Saturday September 3, 2016 3:30 PM in the Yurt
Amateur Astronomy Online
Tom will discuss and demo several websites available to amateur astronomers interested in the growing capabilities of ‘online observing’. This area of interest has come so far in the past ten years due to commitments by NASA and the academic community to make professional astronomy available to the public.
In an effort to support our motto, “To Observe and Help Others Observe”, the presentation will include sufficient detail to get you started with access to automated telescope systems (all over the world from your laptop anywhere with Web access), space-based observatories, tools and curricula that allow an observer to learn at their own pace and dive as deep as desired to satisfy his or her curiosity.
There is no cost for NOVAC members to join a user group and access the basic functions of Skynet, operated by UNC Chapel Hill and funded by the NSF. Tom built a website using Yahoo! Groups in 2006 to follow Gamma Ray Burst activity real-time with the same satellite and ground-based resources used in the professional community.
The LIGO announcement regarding the gravity wave event discovered last September led to s search to discover any link between gravity waves and gamma ray bursts. Tom will discuss this search, time permitting. Recent publications from NASA, Penn State, UNC and Harvard about the GW/GRB ‘gold rush’ are available online.
Background on GRBs can be found with this interest group: https://beta.groups.yahoo.com/neo/groups/grbsig/info
Skynet is a network of remote telescopes available to NOVAC members www.skynet.unc.edu
Tom (right) at Zermatt
Tom has been a NOVAC member since 2002 and served the club twice as a trustee. His academic and professional background in engineering and communication systems during the explosive commercial growth of the Internet, in part, led to work with satellite systems. That work experience spawned an interest in automated observatories, whose use and availability grew with the spread of high-speed Internet access around the world, including remote and high-altitude observatories in California, Hawaii, Chile, Australia and the Canary Islands.

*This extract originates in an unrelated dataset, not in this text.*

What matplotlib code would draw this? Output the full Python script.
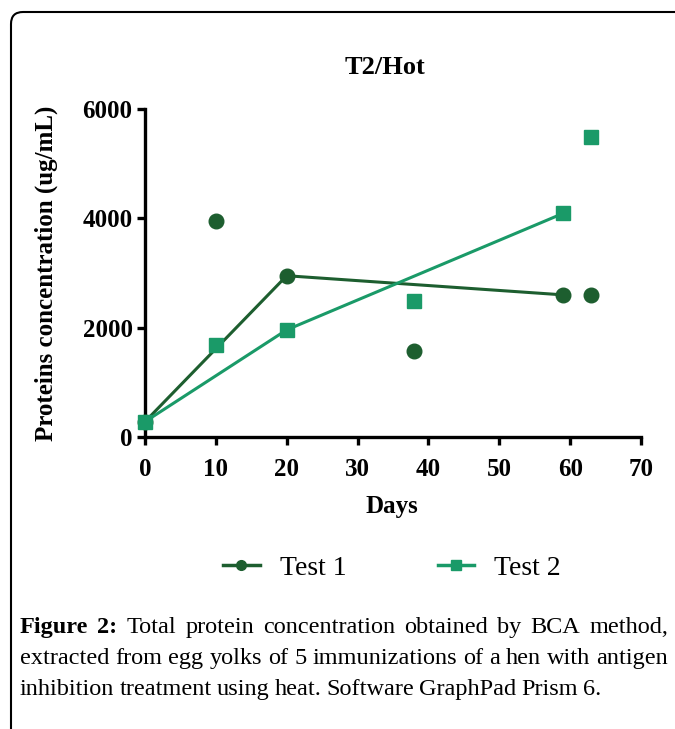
import matplotlib
matplotlib.use("Agg")
import matplotlib.pyplot as plt
import matplotlib.patches as patches
from matplotlib.lines import Line2D
from matplotlib.transforms import IdentityTransform

# Datos
days = [0, 10, 20, 38, 59, 63]
test1 = [280, 3960, 2950, 1570, 2600, 2600]
test2 = [280, 1690, 1960, 2480, 4090, 5490]
# puntos unidos por la linea (indices de days)
line_idx = [0, 2, 4]

series_names = ["Test 1", "Test 2"]
colors = ["#1d5e2f", "#1a9a68"]
x_ticks = [0, 10, 20, 30, 40, 50, 60, 70]
y_ticks = [0, 2000, 4000, 6000]

serif = "Liberation Serif"
W, H = 675, 729

fig = plt.figure(figsize=(W / 100, H / 100), dpi=100)
ax = fig.add_axes([145 / W, 1 - 437 / H, 496 / W, 328 / H])

for vals, col, mk in zip([test1, test2], colors, ["o", "s"]):
    ax.plot([days[i] for i in line_idx], [vals[i] for i in line_idx],
            color=col, lw=2.2, zorder=2)
    ax.plot(days, vals, ls="none", marker=mk, ms=10.5, color=col,
            mec=col, zorder=3, clip_on=False)

ax.set_xlim(0, 70)
ax.set_ylim(0, 6000)
ax.set_xticks(x_ticks)
ax.set_yticks(y_ticks)
ax.spines["top"].set_visible(False)
ax.spines["right"].set_visible(False)
for s in ["left", "bottom"]:
    ax.spines[s].set_linewidth(2.4)
ax.tick_params(width=2.4, length=6, direction="out")
ax.tick_params(axis="x", pad=9)
ax.tick_params(axis="y", pad=3)
for lab in ax.get_xticklabels() + ax.get_yticklabels():
    lab.set_fontfamily(serif)
    lab.set_fontweight("bold")
    lab.set_fontsize(18)

fig.text(385 / W, 1 - 67 / H, "T2/Hot", ha="center", va="center",
         family=serif, fontweight="bold", fontsize=19)
fig.text(46 / W, 1 - 273 / H, "Proteins concentration (ug/mL)", rotation=90,
         ha="center", va="center", family=serif, fontweight="bold", fontsize=18)
fig.text(392 / W, 1 - 507 / H, "Days", ha="center", va="center",
         family=serif, fontweight="bold", fontsize=18)

# Leyenda
handles = [Line2D([], [], color=colors[0], marker="o", ms=7, lw=2.5),
           Line2D([], [], color=colors[1], marker="s", ms=7, lw=2.5)]
fig.legend(handles, series_names, loc="center", bbox_to_anchor=(392 / W, 1 - 568 / H),
           ncol=2, frameon=False, handlelength=1.3, handletextpad=0.72,
           columnspacing=3.3, prop={"family": serif, "size": 20})

# Marco redondeado
frame = patches.FancyBboxPatch((11, -20), 720, H - 12 + 20,
                               boxstyle="round,pad=0,rounding_size=12",
                               transform=IdentityTransform(), fill=False,
                               lw=1.5, ec="black")
fig.add_artist(frame)

# Pie de figura justificado
cap_lines = [
    [("Figure", True), ("2:", True), ("Total", False), ("protein", False),
     ("concentration", False), ("obtained", False), ("by", False),
     ("BCA", False), ("method,", False)],
    [(w, False) for w in "extracted from egg yolks of 5 immunizations of a hen with antigen".split()],
    [(w, False) for w in "inhibition treatment using heat. Software GraphPad Prism 6.".split()],
]
cap_y = [633, 664, 695]
renderer = fig.canvas.get_renderer()
for k, (words, yy) in enumerate(zip(cap_lines, cap_y)):
    texts = []
    for w, b in words:
        texts.append(fig.text(0, 1 - yy / H, w, va="baseline", ha="left",
                              family=serif, fontsize=17.5,
                              fontweight="bold" if b else "normal"))
    widths = [t.get_window_extent(renderer).width for t in texts]
    if k < 2:
        gap = (648 - sum(widths)) / (len(texts) - 1)
    else:
        gap = 5
    x = 20
    for t, w in zip(texts, widths):
        t.set_x(x / W)
        x += w + gap

fig.savefig("out.png", dpi=100)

Access to the NASA satellite programs came by way of a fortunate undergraduate and graduate school experience at Penn State, and by reacquainting with the university through the Astronomy and Astrophysics Department. Tom completed his Messier Certificate in 2007, mostly at Camp Highroad, with a five-inch Televue APO and O’Meara’s well known book, “Deep Sky Companions: The Messier Objects”. He has presented at several AHSP events over the years, NOVAC monthly meetings, education groups, and by invitation at George Mason University.